Return all of the data exactly as written, without the pictures.

━━━━

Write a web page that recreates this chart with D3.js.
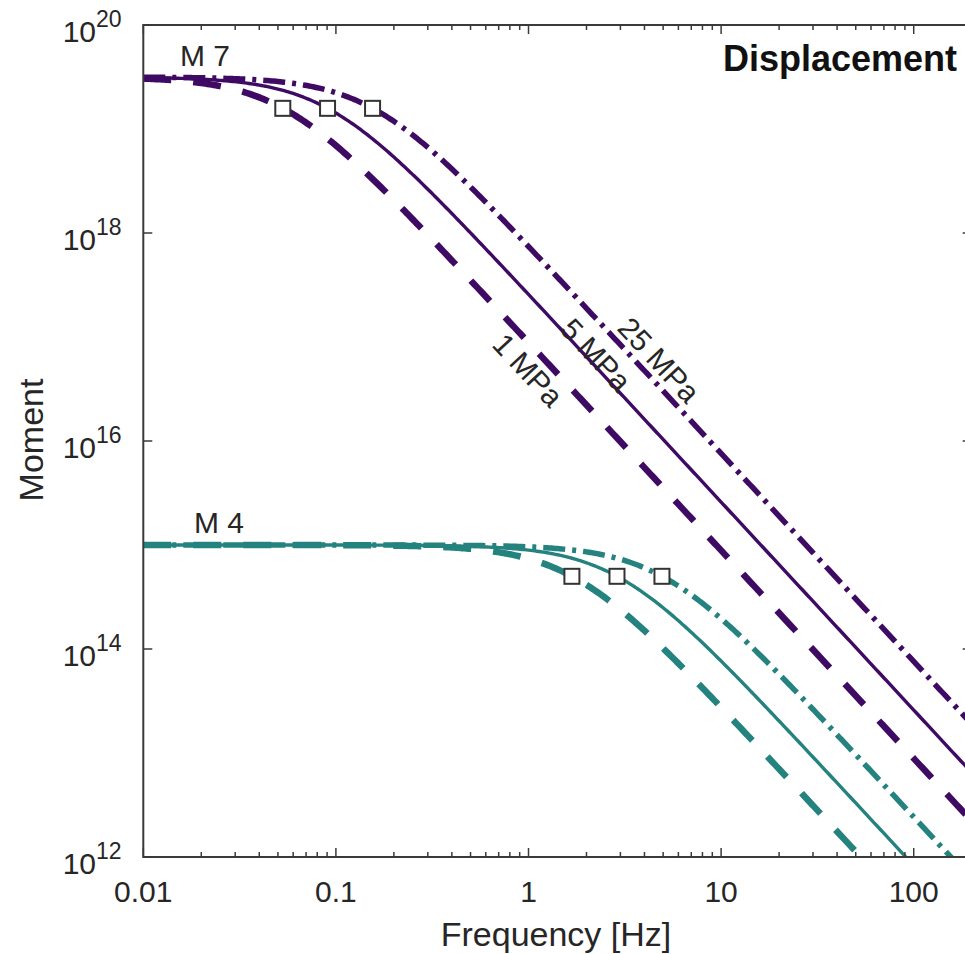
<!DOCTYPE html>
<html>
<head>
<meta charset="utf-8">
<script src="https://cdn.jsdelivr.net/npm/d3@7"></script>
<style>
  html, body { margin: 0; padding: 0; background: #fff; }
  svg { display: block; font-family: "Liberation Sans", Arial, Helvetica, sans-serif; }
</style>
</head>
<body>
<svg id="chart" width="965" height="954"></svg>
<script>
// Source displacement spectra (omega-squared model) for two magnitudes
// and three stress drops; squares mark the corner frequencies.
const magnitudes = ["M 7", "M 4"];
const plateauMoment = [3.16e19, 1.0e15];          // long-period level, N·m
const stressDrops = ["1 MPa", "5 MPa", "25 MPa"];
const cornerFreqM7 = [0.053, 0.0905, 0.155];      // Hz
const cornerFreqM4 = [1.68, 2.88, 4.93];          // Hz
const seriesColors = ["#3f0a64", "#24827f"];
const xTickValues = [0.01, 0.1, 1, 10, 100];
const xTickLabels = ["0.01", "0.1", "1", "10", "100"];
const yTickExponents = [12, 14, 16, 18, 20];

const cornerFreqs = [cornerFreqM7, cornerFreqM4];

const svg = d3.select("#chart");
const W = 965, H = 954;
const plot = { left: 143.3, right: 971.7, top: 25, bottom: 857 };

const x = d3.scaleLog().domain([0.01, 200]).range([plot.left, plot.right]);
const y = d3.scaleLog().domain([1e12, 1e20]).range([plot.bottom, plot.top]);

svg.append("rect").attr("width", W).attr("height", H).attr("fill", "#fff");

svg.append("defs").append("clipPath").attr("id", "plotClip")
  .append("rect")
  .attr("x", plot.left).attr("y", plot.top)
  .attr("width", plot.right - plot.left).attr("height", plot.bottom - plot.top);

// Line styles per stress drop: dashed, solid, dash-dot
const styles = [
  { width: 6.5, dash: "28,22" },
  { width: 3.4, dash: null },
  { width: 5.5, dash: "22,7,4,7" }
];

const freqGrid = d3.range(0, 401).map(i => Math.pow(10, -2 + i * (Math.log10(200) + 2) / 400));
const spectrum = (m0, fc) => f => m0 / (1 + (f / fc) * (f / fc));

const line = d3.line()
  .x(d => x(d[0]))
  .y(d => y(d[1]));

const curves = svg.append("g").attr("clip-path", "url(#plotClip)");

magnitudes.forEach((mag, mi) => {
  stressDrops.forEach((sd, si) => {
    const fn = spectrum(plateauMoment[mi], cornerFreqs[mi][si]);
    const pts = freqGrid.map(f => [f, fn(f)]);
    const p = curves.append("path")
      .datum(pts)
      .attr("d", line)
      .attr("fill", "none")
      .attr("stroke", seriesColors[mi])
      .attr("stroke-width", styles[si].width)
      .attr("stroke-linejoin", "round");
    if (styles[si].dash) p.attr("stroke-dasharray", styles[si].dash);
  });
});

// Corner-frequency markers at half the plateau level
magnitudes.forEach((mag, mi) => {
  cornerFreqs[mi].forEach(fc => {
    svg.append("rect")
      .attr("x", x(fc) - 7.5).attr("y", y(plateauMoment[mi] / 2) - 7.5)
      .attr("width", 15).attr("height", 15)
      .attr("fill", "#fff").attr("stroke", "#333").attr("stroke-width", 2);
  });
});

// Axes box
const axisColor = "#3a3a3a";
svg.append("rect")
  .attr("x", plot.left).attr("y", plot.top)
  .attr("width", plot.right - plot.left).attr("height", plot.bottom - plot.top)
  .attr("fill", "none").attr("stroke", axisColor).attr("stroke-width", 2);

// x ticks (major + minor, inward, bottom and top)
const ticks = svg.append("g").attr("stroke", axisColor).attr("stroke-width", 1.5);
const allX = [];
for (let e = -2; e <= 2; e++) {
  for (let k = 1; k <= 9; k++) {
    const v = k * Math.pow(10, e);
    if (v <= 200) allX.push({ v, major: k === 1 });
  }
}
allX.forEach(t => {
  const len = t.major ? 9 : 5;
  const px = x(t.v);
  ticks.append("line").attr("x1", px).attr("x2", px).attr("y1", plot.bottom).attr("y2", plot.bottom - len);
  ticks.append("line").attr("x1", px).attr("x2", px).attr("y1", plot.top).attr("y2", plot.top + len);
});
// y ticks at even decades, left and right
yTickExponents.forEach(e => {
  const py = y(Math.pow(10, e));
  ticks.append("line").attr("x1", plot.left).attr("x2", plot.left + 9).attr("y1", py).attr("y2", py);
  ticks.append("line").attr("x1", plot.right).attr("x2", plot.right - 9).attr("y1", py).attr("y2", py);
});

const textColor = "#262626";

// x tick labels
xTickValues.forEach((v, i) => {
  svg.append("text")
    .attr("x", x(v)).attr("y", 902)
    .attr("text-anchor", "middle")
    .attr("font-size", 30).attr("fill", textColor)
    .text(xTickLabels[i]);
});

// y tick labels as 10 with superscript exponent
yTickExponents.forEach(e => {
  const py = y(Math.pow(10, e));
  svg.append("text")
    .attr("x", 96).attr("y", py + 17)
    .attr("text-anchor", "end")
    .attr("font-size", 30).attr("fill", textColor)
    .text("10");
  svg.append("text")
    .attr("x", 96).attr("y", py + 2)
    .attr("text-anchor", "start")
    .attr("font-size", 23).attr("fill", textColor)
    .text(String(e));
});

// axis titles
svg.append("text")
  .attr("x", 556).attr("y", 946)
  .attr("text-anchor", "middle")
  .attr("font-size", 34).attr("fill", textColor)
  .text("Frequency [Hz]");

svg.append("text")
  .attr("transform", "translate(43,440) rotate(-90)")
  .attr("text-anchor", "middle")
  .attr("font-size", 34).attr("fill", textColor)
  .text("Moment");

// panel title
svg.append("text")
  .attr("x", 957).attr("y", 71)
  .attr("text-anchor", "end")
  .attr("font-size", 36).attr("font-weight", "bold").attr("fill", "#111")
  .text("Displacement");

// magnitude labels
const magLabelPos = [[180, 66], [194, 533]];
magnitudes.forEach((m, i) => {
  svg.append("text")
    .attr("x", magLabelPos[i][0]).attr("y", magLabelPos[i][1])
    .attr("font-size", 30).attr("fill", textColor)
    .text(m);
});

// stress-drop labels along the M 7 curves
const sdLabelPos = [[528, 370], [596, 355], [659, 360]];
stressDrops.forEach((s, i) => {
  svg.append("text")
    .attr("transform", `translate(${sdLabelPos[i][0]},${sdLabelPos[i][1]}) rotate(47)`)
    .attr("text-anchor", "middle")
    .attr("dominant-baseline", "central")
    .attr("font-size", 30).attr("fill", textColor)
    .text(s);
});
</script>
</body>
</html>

━━━━

• [SOLUTION TO THE EXERCISE]:
Write a web page that recreates this chart with D3.js.
<!DOCTYPE html>
<html>
<head>
<meta charset="utf-8">
<script src="https://cdn.jsdelivr.net/npm/d3@7"></script>
<style>
  html, body { margin: 0; padding: 0; background: #fff; }
  svg { display: block; font-family: "Liberation Sans", Arial, Helvetica, sans-serif; }
</style>
</head>
<body>
<svg id="chart" width="965" height="954"></svg>
<script>
// Source displacement spectra (omega-squared model) for two magnitudes
// and three stress drops; squares mark the corner frequencies.
const magnitudes = ["M 7", "M 4"];
const plateauMoment = [3.16e19, 1.0e15];          // long-period level, N·m
const stressDrops = ["1 MPa", "5 MPa", "25 MPa"];
const cornerFreqM7 = [0.053, 0.0905, 0.155];      // Hz
const cornerFreqM4 = [1.68, 2.88, 4.93];          // Hz
const seriesColors = ["#3f0a64", "#24827f"];
const xTickValues = [0.01, 0.1, 1, 10, 100];
const xTickLabels = ["0.01", "0.1", "1", "10", "100"];
const yTickExponents = [12, 14, 16, 18, 20];

const cornerFreqs = [cornerFreqM7, cornerFreqM4];

const svg = d3.select("#chart");
const W = 965, H = 954;
const plot = { left: 143.3, right: 971.7, top: 25, bottom: 857 };

const x = d3.scaleLog().domain([0.01, 200]).range([plot.left, plot.right]);
const y = d3.scaleLog().domain([1e12, 1e20]).range([plot.bottom, plot.top]);

svg.append("rect").attr("width", W).attr("height", H).attr("fill", "#fff");

svg.append("defs").append("clipPath").attr("id", "plotClip")
  .append("rect")
  .attr("x", plot.left).attr("y", plot.top)
  .attr("width", plot.right - plot.left).attr("height", plot.bottom - plot.top);

// Line styles per stress drop: dashed, solid, dash-dot
const styles = [
  { width: 6.5, dash: "28,22" },
  { width: 3.4, dash: null },
  { width: 5.5, dash: "22,7,4,7" }
];

const freqGrid = d3.range(0, 401).map(i => Math.pow(10, -2 + i * (Math.log10(200) + 2) / 400));
const spectrum = (m0, fc) => f => m0 / (1 + (f / fc) * (f / fc));

const line = d3.line()
  .x(d => x(d[0]))
  .y(d => y(d[1]));

const curves = svg.append("g").attr("clip-path", "url(#plotClip)");

magnitudes.forEach((mag, mi) => {
  stressDrops.forEach((sd, si) => {
    const fn = spectrum(plateauMoment[mi], cornerFreqs[mi][si]);
    const pts = freqGrid.map(f => [f, fn(f)]);
    const p = curves.append("path")
      .datum(pts)
      .attr("d", line)
      .attr("fill", "none")
      .attr("stroke", seriesColors[mi])
      .attr("stroke-width", styles[si].width)
      .attr("stroke-linejoin", "round");
    if (styles[si].dash) p.attr("stroke-dasharray", styles[si].dash);
  });
});

// Corner-frequency markers at half the plateau level
magnitudes.forEach((mag, mi) => {
  cornerFreqs[mi].forEach(fc => {
    svg.append("rect")
      .attr("x", x(fc) - 7.5).attr("y", y(plateauMoment[mi] / 2) - 7.5)
      .attr("width", 15).attr("height", 15)
      .attr("fill", "#fff").attr("stroke", "#333").attr("stroke-width", 2);
  });
});

// Axes box
const axisColor = "#3a3a3a";
svg.append("rect")
  .attr("x", plot.left).attr("y", plot.top)
  .attr("width", plot.right - plot.left).attr("height", plot.bottom - plot.top)
  .attr("fill", "none").attr("stroke", axisColor).attr("stroke-width", 2);

// x ticks (major + minor, inward, bottom and top)
const ticks = svg.append("g").attr("stroke", axisColor).attr("stroke-width", 1.5);
const allX = [];
for (let e = -2; e <= 2; e++) {
  for (let k = 1; k <= 9; k++) {
    const v = k * Math.pow(10, e);
    if (v <= 200) allX.push({ v, major: k === 1 });
  }
}
allX.forEach(t => {
  const len = t.major ? 9 : 5;
  const px = x(t.v);
  ticks.append("line").attr("x1", px).attr("x2", px).attr("y1", plot.bottom).attr("y2", plot.bottom - len);
  ticks.append("line").attr("x1", px).attr("x2", px).attr("y1", plot.top).attr("y2", plot.top + len);
});
// y ticks at even decades, left and right
yTickExponents.forEach(e => {
  const py = y(Math.pow(10, e));
  ticks.append("line").attr("x1", plot.left).attr("x2", plot.left + 9).attr("y1", py).attr("y2", py);
  ticks.append("line").attr("x1", plot.right).attr("x2", plot.right - 9).attr("y1", py).attr("y2", py);
});

const textColor = "#262626";

// x tick labels
xTickValues.forEach((v, i) => {
  svg.append("text")
    .attr("x", x(v)).attr("y", 902)
    .attr("text-anchor", "middle")
    .attr("font-size", 30).attr("fill", textColor)
    .text(xTickLabels[i]);
});

// y tick labels as 10 with superscript exponent
yTickExponents.forEach(e => {
  const py = y(Math.pow(10, e));
  svg.append("text")
    .attr("x", 96).attr("y", py + 17)
    .attr("text-anchor", "end")
    .attr("font-size", 30).attr("fill", textColor)
    .text("10");
  svg.append("text")
    .attr("x", 96).attr("y", py + 2)
    .attr("text-anchor", "start")
    .attr("font-size", 23).attr("fill", textColor)
    .text(String(e));
});

// axis titles
svg.append("text")
  .attr("x", 556).attr("y", 946)
  .attr("text-anchor", "middle")
  .attr("font-size", 34).attr("fill", textColor)
  .text("Frequency [Hz]");

svg.append("text")
  .attr("transform", "translate(43,440) rotate(-90)")
  .attr("text-anchor", "middle")
  .attr("font-size", 34).attr("fill", textColor)
  .text("Moment");

// panel title
svg.append("text")
  .attr("x", 957).attr("y", 71)
  .attr("text-anchor", "end")
  .attr("font-size", 36).attr("font-weight", "bold").attr("fill", "#111")
  .text("Displacement");

// magnitude labels
const magLabelPos = [[180, 66], [194, 533]];
magnitudes.forEach((m, i) => {
  svg.append("text")
    .attr("x", magLabelPos[i][0]).attr("y", magLabelPos[i][1])
    .attr("font-size", 30).attr("fill", textColor)
    .text(m);
});

// stress-drop labels along the M 7 curves
const sdLabelPos = [[528, 370], [596, 355], [659, 360]];
stressDrops.forEach((s, i) => {
  svg.append("text")
    .attr("transform", `translate(${sdLabelPos[i][0]},${sdLabelPos[i][1]}) rotate(47)`)
    .attr("text-anchor", "middle")
    .attr("dominant-baseline", "central")
    .attr("font-size", 30).attr("fill", textColor)
    .text(s);
});
</script>
</body>
</html>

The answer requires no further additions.